• GIVEN INSTRUCTION:
Quote the data exactly, first line to the line containing "import plotly.graph_objects as go", with no pictures.

• RECORDED INFORMATION:
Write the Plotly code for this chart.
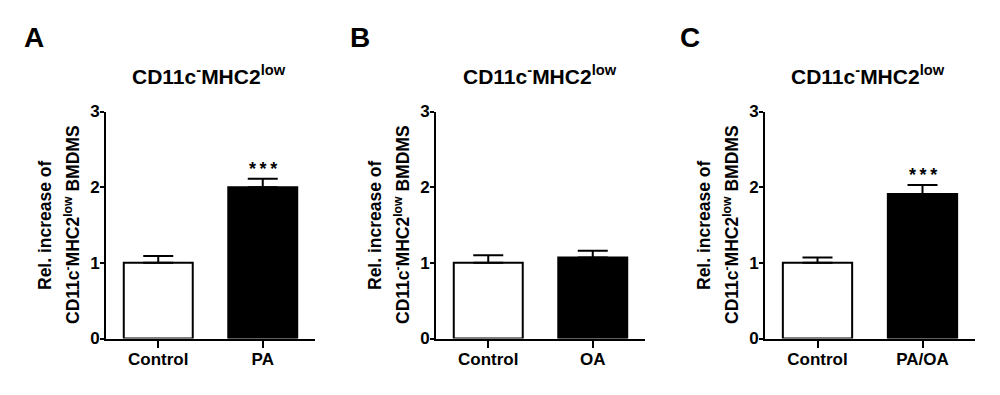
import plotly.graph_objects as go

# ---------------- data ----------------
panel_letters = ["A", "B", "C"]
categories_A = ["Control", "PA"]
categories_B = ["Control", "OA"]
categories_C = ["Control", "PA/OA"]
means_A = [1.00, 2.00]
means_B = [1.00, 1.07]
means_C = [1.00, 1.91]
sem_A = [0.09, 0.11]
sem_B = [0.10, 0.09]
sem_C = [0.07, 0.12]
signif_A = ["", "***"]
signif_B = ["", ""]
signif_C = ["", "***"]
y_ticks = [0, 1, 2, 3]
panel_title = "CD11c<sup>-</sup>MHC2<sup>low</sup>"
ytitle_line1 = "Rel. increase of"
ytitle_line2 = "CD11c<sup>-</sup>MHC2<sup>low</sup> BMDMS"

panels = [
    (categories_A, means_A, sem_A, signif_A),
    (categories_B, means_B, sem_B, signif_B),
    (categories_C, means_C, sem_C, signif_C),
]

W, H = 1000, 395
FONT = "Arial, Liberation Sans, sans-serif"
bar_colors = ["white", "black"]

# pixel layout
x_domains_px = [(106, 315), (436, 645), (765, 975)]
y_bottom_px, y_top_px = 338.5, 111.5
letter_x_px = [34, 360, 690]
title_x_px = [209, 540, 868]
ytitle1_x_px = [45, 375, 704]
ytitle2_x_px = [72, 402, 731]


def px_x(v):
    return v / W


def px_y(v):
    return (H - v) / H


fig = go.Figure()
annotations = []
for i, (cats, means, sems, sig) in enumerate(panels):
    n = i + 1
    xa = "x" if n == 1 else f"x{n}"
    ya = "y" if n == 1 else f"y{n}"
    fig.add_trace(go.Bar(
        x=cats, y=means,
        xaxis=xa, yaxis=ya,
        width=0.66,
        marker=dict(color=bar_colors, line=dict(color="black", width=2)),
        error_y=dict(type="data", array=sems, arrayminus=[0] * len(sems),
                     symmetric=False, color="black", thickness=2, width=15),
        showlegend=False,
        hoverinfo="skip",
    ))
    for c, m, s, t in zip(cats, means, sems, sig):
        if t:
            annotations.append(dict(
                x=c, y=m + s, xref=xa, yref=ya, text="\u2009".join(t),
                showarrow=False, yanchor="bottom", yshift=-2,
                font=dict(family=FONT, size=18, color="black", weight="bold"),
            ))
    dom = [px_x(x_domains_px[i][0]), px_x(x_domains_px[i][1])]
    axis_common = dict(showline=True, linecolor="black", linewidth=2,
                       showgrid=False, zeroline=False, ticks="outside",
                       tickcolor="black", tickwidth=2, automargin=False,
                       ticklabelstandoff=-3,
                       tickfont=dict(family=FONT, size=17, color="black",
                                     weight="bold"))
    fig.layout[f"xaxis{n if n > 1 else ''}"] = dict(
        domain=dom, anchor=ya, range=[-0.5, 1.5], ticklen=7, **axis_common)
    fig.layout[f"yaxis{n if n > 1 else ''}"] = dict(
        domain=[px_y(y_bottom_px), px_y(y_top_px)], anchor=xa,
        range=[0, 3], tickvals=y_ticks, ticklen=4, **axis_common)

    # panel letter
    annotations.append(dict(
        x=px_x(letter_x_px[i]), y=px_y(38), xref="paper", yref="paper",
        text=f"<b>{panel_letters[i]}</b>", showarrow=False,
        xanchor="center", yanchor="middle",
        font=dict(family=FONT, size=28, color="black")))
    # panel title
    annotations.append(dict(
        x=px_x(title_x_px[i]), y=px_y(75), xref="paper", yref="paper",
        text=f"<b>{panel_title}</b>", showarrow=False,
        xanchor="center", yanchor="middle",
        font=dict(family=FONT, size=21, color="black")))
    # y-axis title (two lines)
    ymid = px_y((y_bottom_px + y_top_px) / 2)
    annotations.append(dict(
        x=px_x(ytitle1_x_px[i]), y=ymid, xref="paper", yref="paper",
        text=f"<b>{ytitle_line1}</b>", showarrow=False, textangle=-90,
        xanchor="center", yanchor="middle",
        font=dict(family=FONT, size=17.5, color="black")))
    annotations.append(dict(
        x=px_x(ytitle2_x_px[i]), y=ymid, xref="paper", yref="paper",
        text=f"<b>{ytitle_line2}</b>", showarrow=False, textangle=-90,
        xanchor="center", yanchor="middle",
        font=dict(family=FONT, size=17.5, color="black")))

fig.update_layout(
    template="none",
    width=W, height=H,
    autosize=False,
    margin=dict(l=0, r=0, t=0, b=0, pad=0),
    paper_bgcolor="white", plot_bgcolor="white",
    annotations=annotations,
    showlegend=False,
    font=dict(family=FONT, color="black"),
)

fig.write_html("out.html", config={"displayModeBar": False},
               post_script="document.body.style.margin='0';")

• SOLVED PROBLEM:
Write the Plotly code for this chart.
import plotly.graph_objects as go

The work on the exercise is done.